Não podemos nos livrar dos nossos atos, da mesma forma que não podemos determiná-los. Vibramos solidariamente com as linhas de força que nos invadem. Podemos derivar de uma posição para outra, de acordo com limites intransponíveis.

Na prática tudo o que acabamos de fazer nos parece um destino prescrito desde sempre. E tememos o que vamos fazer (como se o abismo viesse se solidificar de forma imprevisível sob nossos pés) a cada novo instante que chega. Nosso mal estar existencial parece advir desse vazio dos instantes que se foram e dos que virão. Tudo que há, está neles, nesses instantes inapreensíveis sempre no passado, ou no futuro. Nunca agora.

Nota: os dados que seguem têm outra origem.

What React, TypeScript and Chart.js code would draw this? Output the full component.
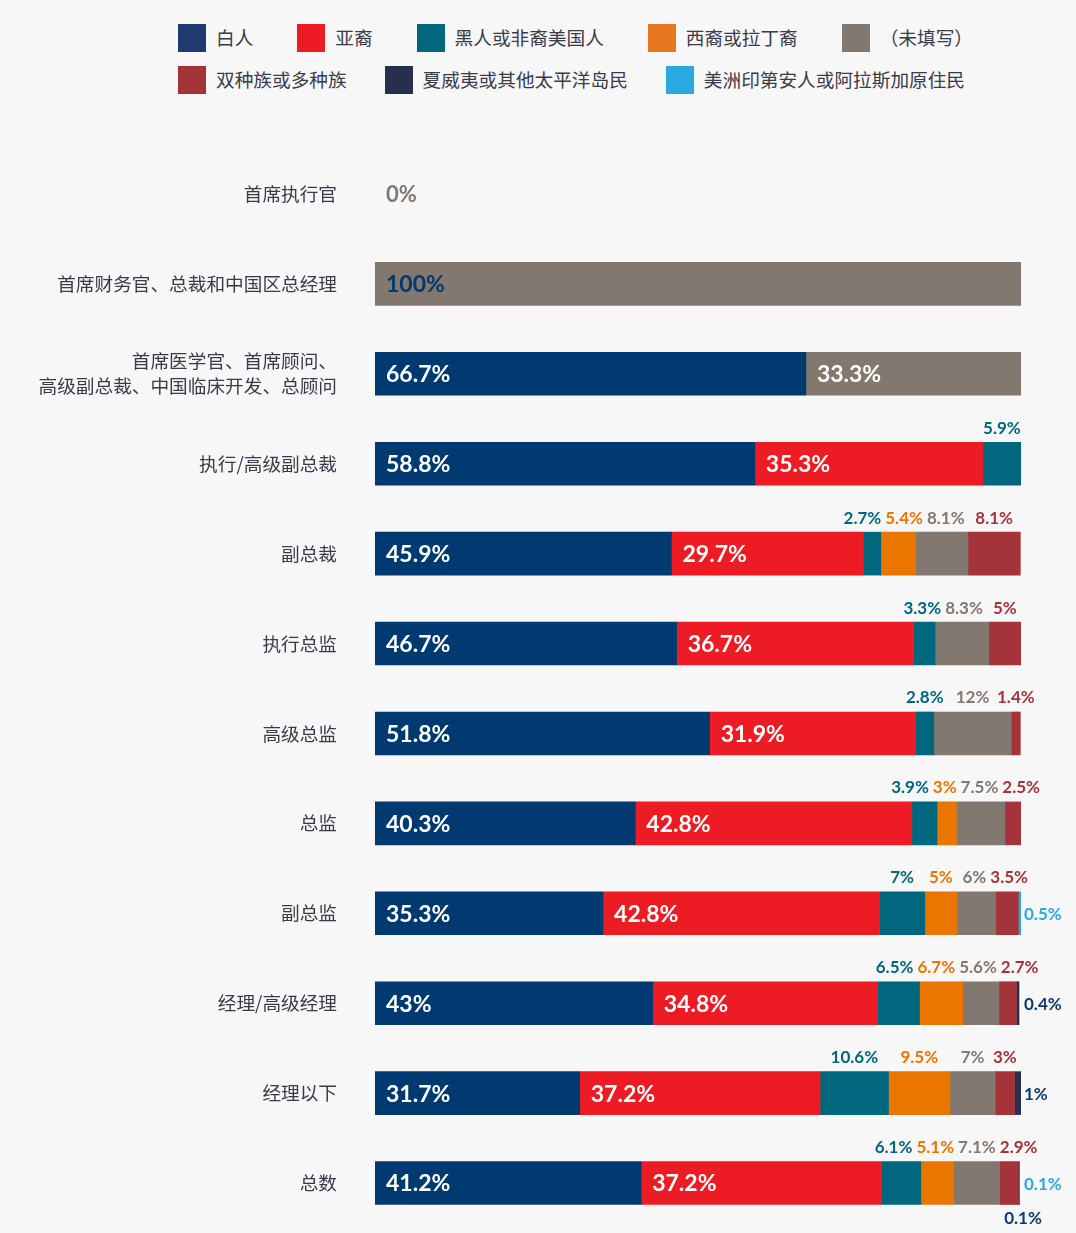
import React, { useEffect, useRef } from "react";
import { Chart, registerables } from "chart.js";

Chart.register(...registerables);

// ---------- data ----------
const categories: (string | string[])[] = [
  "首席执行官",
  "首席财务官、总裁和中国区总经理",
  ["首席医学官、首席顾问、", "高级副总裁、中国临床开发、总顾问"],
  "执行/高级副总裁",
  "副总裁",
  "执行总监",
  "高级总监",
  "总监",
  "副总监",
  "经理/高级经理",
  "经理以下",
  "总数",
];

const seriesNames = [
  "白人",
  "亚裔",
  "黑人或非裔美国人",
  "西裔或拉丁裔",
  "（未填写）",
  "双种族或多种族",
  "夏威夷或其他太平洋岛民",
  "美洲印第安人或阿拉斯加原住民",
];

const white = [0, 0, 66.7, 58.8, 45.9, 46.7, 51.8, 40.3, 35.3, 43, 31.7, 41.2];
const asian = [0, 0, 0, 35.3, 29.7, 36.7, 31.9, 42.8, 42.8, 34.8, 37.2, 37.2];
const black = [0, 0, 0, 5.9, 2.7, 3.3, 2.8, 3.9, 7, 6.5, 10.6, 6.1];
const hispanic = [0, 0, 0, 0, 5.4, 0, 0, 3, 5, 6.7, 9.5, 5.1];
const undisclosed = [0, 100, 33.3, 0, 8.1, 8.3, 12, 7.5, 6, 5.6, 7, 7.1];
const multiracial = [0, 0, 0, 0, 8.1, 5, 1.4, 2.5, 3.5, 2.7, 3, 2.9];
const pacific = [0, 0, 0, 0, 0, 0, 0, 0, 0, 0.4, 1, 0.1];
const nativeAm = [0, 0, 0, 0, 0, 0, 0, 0, 0.5, 0, 0, 0.1];

const seriesValues = [white, asian, black, hispanic, undisclosed, multiracial, pacific, nativeAm];

// ---------- styles ----------
const barColors = ["#003a70", "#ed1c24", "#00677f", "#ea7600", "#83786f", "#a4343a", "#262f4b", "#29a9e0"];
const legendColors = ["#1e3a6e", "#ed1c24", "#00677f", "#e87722", "#83786f", "#a4343a", "#262f4b", "#29a9e0"];
const outsideLabelColors = ["#003a70", "#ed1c24", "#00677f", "#ea7600", "#83786f", "#a4343a", "#0d3a6b", "#29a9e0"];
const TEXT_COLOR = "#3a3a4a";
const CJK = '"Noto Sans CJK SC", "Noto Sans", sans-serif';
const NUM = 'Lato, "Open Sans", sans-serif';

const fmt = (v: number) => `${v}%`;

const labelPlugin = {
  id: "segLabels",
  afterDatasetsDraw(chart: any) {
    const ctx: CanvasRenderingContext2D = chart.ctx;
    const area = chart.chartArea;
    const xs = chart.scales.x;
    const ys = chart.scales.y;
    ctx.save();
    ctx.textBaseline = "middle";
    categories.forEach((_, r) => {
      const yC = ys.getPixelForValue(r);
      const total = seriesValues.reduce((s, arr) => s + arr[r], 0);
      if (total === 0) {
        ctx.font = `bold 22px ${NUM}`;
        ctx.fillStyle = outsideLabelColors[4];
        ctx.textAlign = "left";
        ctx.fillText("0%", xs.getPixelForValue(0) + 11, yC + 1);
        return;
      }
      const above: any[] = [];
      const tiny: any[] = [];
      seriesValues.forEach((arr, i) => {
        const v = arr[r];
        if (!v) return;
        const el: any = chart.getDatasetMeta(i).data[r];
        const l = Math.min(el.x, el.base);
        const rr = Math.max(el.x, el.base);
        const top = el.y - el.height / 2;
        const bottom = el.y + el.height / 2;
        if (v >= 20) {
          ctx.font = `bold 23px ${NUM}`;
          ctx.fillStyle = v === 100 ? barColors[0] : "#ffffff";
          ctx.textAlign = "left";
          ctx.fillText(fmt(v), l + 11, el.y + 1);
        } else if (i >= 6) {
          tiny.push({ i, v, l, rr, top, bottom, y: el.y });
        } else {
          above.push({ i, v, l, rr, top, y: el.y });
        }
      });

      // labels above the bar, with simple overlap relaxation
      ctx.font = `bold 17px ${NUM}`;
      const gap = 4;
      const maxRight = area.right + 19;
      const items = above.map((a) => ({
        ...a,
        txt: fmt(a.v),
        w: ctx.measureText(fmt(a.v)).width,
        cx: (a.l + a.rr) / 2,
      }));
      for (let it = 0; it < 120; it++) {
        for (let k = 0; k < items.length - 1; k++) {
          const a = items[k];
          const b = items[k + 1];
          const ov = a.cx + a.w / 2 + gap - (b.cx - b.w / 2);
          if (ov > 0) {
            a.cx -= ov / 2;
            b.cx += ov / 2;
          }
        }
        items.forEach((a) => {
          if (a.cx + a.w / 2 > maxRight) a.cx = maxRight - a.w / 2;
        });
      }
      ctx.textAlign = "center";
      items.forEach((a) => {
        ctx.fillStyle = outsideLabelColors[a.i];
        ctx.fillText(a.txt, a.cx, a.top - 14);
      });

      // tiny segments
      tiny.forEach((t, k) => {
        ctx.fillStyle = outsideLabelColors[t.i];
        if (tiny.length === 2 && k === 0) {
          ctx.textAlign = "center";
          ctx.fillText(fmt(t.v), t.rr + 4, t.bottom + 14);
        } else {
          ctx.textAlign = "left";
          ctx.fillText(fmt(t.v), area.right + 3, t.y + 1);
        }
      });
    });
    ctx.restore();
  },
};

function Legend() {
  const rows = [
    { idx: [0, 1, 2, 3, 4], width: 795, top: 24 },
    { idx: [5, 6, 7], width: 787, top: 66 },
  ];
  return (
    <>
      {rows.map((row, ri) => (
        <div
          key={ri}
          style={{
            position: "absolute",
            left: 178,
            top: row.top,
            width: row.width,
            display: "flex",
            justifyContent: "space-between",
            alignItems: "center",
          }}
        >
          {row.idx.map((i) => (
            <div key={i} style={{ display: "flex", alignItems: "center" }}>
              <span
                style={{
                  display: "inline-block",
                  width: 28,
                  height: 28,
                  background: legendColors[i],
                  marginRight: 10,
                }}
              />
              <span
                style={{
                  fontFamily: CJK,
                  fontSize: 18.67,
                  color: TEXT_COLOR,
                  lineHeight: "28px",
                  whiteSpace: "nowrap",
                  position: "relative",
                  top: -1,
                }}
              >
                {seriesNames[i]}
              </span>
            </div>
          ))}
        </div>
      ))}
    </>
  );
}

export default function App() {
  const canvasRef = useRef<HTMLCanvasElement | null>(null);

  useEffect(() => {
    document.body.style.margin = "0";
    document.body.style.background = "#f7f7f7";
    const canvas = canvasRef.current;
    if (!canvas) return;
    const chart = new Chart(canvas, {
      type: "bar",
      data: {
        labels: categories as any,
        datasets: seriesValues.map((arr, i) => ({
          label: seriesNames[i],
          data: arr.map((v) => (v === 0 ? null : v)),
          backgroundColor: barColors[i],
          borderWidth: 0,
          barThickness: 43,
          inflateAmount: 0.3,
        })),
      },
      options: {
        indexAxis: "y",
        responsive: false,
        animation: false,
        devicePixelRatio: 1,
        layout: { padding: { top: 149, bottom: 5, left: 0, right: 55 } },
        plugins: {
          legend: { display: false },
          tooltip: { enabled: false },
        },
        scales: {
          x: {
            stacked: true,
            min: 0,
            max: 100,
            display: false,
          },
          y: {
            stacked: true,
            grid: { display: false, drawTicks: false },
            border: { display: false },
            ticks: {
              color: TEXT_COLOR,
              padding: 38,
              font: { family: CJK, size: 18.67, lineHeight: 1.35 },
            },
            afterFit: (scale: any) => {
              scale.width = 375;
              scale.paddingTop = 0;
              scale.paddingBottom = 0;
            },
          },
        },
      },
      plugins: [labelPlugin],
    });
    return () => chart.destroy();
  }, []);

  return (
    <div style={{ position: "relative", width: 1076, height: 1233, background: "#f7f7f7", overflow: "hidden" }}>
      <Legend />
      <canvas
        ref={canvasRef}
        width={1076}
        height={1233}
        style={{ position: "absolute", left: 0, top: 0, width: 1076, height: 1233 }}
      />
    </div>
  );
}
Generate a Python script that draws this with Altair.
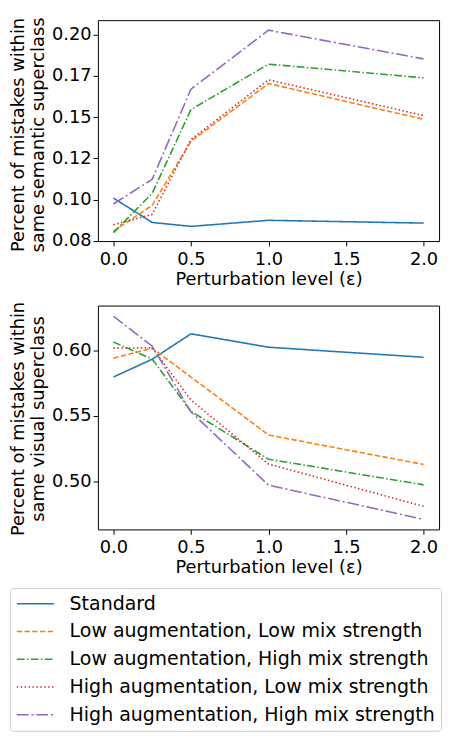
import altair as alt
import pandas as pd

eps = [0.0, 0.25, 0.5, 1.0, 2.0]
series = [
    "Standard",
    "Low augmentation, Low mix strength",
    "Low augmentation, High mix strength",
    "High augmentation, Low mix strength",
    "High augmentation, High mix strength",
]

# semantic superclass panel
sem_standard = [0.1009, 0.0861, 0.0837, 0.0874, 0.0857]
sem_low_low = [0.0808, 0.0965, 0.1354, 0.1704, 0.1487]
sem_low_high = [0.0799, 0.1038, 0.1546, 0.1822, 0.1739]
sem_high_low = [0.0847, 0.0910, 0.1364, 0.1727, 0.1510]
sem_high_high = [0.0973, 0.1123, 0.1670, 0.2028, 0.1854]

# visual superclass panel
vis_standard = [0.5796, 0.5931, 0.6124, 0.6022, 0.5946]
vis_low_low = [0.5939, 0.6015, 0.5796, 0.5356, 0.5133]
vis_low_high = [0.6062, 0.5931, 0.5536, 0.5173, 0.4978]
vis_high_low = [0.6015, 0.6018, 0.5622, 0.5136, 0.4815]
vis_high_high = [0.6257, 0.6030, 0.5531, 0.4976, 0.4716]

x_ticks = [0.0, 0.5, 1.0, 1.5, 2.0]
sem_ticks = [0.075, 0.1, 0.125, 0.15, 0.175, 0.2]
sem_tick_labels = ["0.08", "0.10", "0.12", "0.15", "0.17", "0.20"]
vis_ticks = [0.5, 0.55, 0.6]

colors = ["#1f77b4", "#ff7f0e", "#2ca02c", "#d62728", "#9467bd"]
dashes = [[1, 0], [5.5, 2.4], [8, 2.4, 1.5, 2.4], [1.5, 2.5], [12, 3, 2, 3]]

FONT = "DejaVu Sans"
AXIS_FS = 18.2
LEGEND_FS = 19.4


def long_frame(cols):
    rows = []
    for name, vals in zip(series, cols):
        for e, v in zip(eps, vals):
            rows.append({"eps": e, "val": v, "series": name})
    return pd.DataFrame(rows)


df_sem = long_frame([sem_standard, sem_low_low, sem_low_high, sem_high_low, sem_high_high])
df_vis = long_frame([vis_standard, vis_low_low, vis_low_high, vis_high_low, vis_high_high])

sem_label_expr = " : ".join(
    f"abs(datum.value - {t}) < 1e-6 ? '{lab}'" for t, lab in zip(sem_ticks, sem_tick_labels)
) + " : ''"

color_enc = alt.Color(
    "series:N",
    scale=alt.Scale(domain=series, range=colors),
    legend=alt.Legend(
        title=None,
        orient="none",
        legendX=-90,
        legendY=581,
        symbolType="stroke",
        symbolSize=1444,
        symbolStrokeWidth=1.6,
        clipHeight=20,
        rowPadding=8.4,
        labelOffset=15,
        padding=6,
        labelFont=FONT,
        labelFontSize=LEGEND_FS,
        labelColor="black",
        labelLimit=0,
        strokeColor="#cccccc",
        fillColor="white",
        cornerRadius=3,
    ),
)
dash_enc = alt.StrokeDash(
    "series:N",
    scale=alt.Scale(domain=series, range=dashes),
)

x_enc = alt.X(
    "eps:Q",
    scale=alt.Scale(domain=[-0.1, 2.1], nice=False, zero=False),
    axis=alt.Axis(values=x_ticks, format=".1f", title="Perturbation level (ε)"),
)

top = (
    alt.Chart(df_sem)
    .mark_line(strokeWidth=1.6)
    .encode(
        x=x_enc,
        y=alt.Y(
            "val:Q",
            scale=alt.Scale(domain=[0.0748, 0.2089], nice=False, zero=False),
            axis=alt.Axis(
                values=sem_ticks,
                labelExpr=sem_label_expr,
                title=["Percent of mistakes within", "same semantic superclass"],
                titleY=117,
            ),
        ),
        color=color_enc,
        strokeDash=dash_enc,
    )
    .properties(width=349, height=226)
)

bottom = (
    alt.Chart(df_vis)
    .mark_line(strokeWidth=1.6)
    .encode(
        x=x_enc,
        y=alt.Y(
            "val:Q",
            scale=alt.Scale(domain=[0.464, 0.6338], nice=False, zero=False),
            axis=alt.Axis(
                values=vis_ticks,
                format=".2f",
                title=["Percent of mistakes within", "same visual superclass"],
                titleY=115.5,
            ),
        ),
        color=color_enc,
        strokeDash=dash_enc,
    )
    .properties(width=349, height=229)
)

chart = (
    alt.vconcat(top, bottom, spacing=13)
    .properties(padding={"left": 0, "top": 0, "right": 0, "bottom": 0})
    .configure_view(stroke="black", strokeWidth=1)
    .configure_axis(
        labelFont=FONT,
        labelFontSize=AXIS_FS,
        labelColor="black",
        titleFont=FONT,
        titleFontSize=AXIS_FS,
        titleFontWeight="normal",
        titleColor="black",
        titleLineHeight=21,
        tickColor="black",
        tickSize=5,
        tickWidth=1,
        grid=False,
        domain=False,
        labelPadding=5,
        titlePadding=3,
    )
    .configure_axisY(titlePadding=4, labelPadding=2)
)

chart.save("out.html", embed_options={"renderer": "svg", "actions": False})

Sempre agora.

Na prática racionalizamos que, se o crime nos faz bem, nos aufere uma vantagem, ofendemos a justiça e precisamos oferecer, ou pagar, uma retribuição. Mas quando o crime se instaura como um incidente irracional, quando o prêmio do fruto proibido é o próprio castigo? Dizer o que do crime que é escandalosamente um atentado a si mesmo? Quando a vítima é o filho, a mãe o irmão ou o estranho colhido ao acaso, como estabelecer uma retribuição ao que não deu causa a si mesmo? Como parar um carro sem freios?

Ao louco em conflito com a lei não se pode atribuir uma pena equitativa. A balança da justiça não pode equilibrar-se. A punição é o crime. Assim, optamos por negar-lhe a condição humana. Se ele não pode ser árbitro de suas ações, digamos que ele é presumidamente perigoso, presumidamente inimputável e por fim, destituído de responsabilidade.

A medida é destiná-lo a cumprir, uma “medida de segurança”. Será tratado a despeito de sua vontade, no interesse do bem comum até que melhore, leve o tempo que levar, até que morra ou que deixe de ser presumivelmente perigoso e inimputável. Ainda assim, ele é responsável. Pois para seguir vivendo é necessário assumir a responsabilidade, exatamente o oposto de ser “livrado” dela.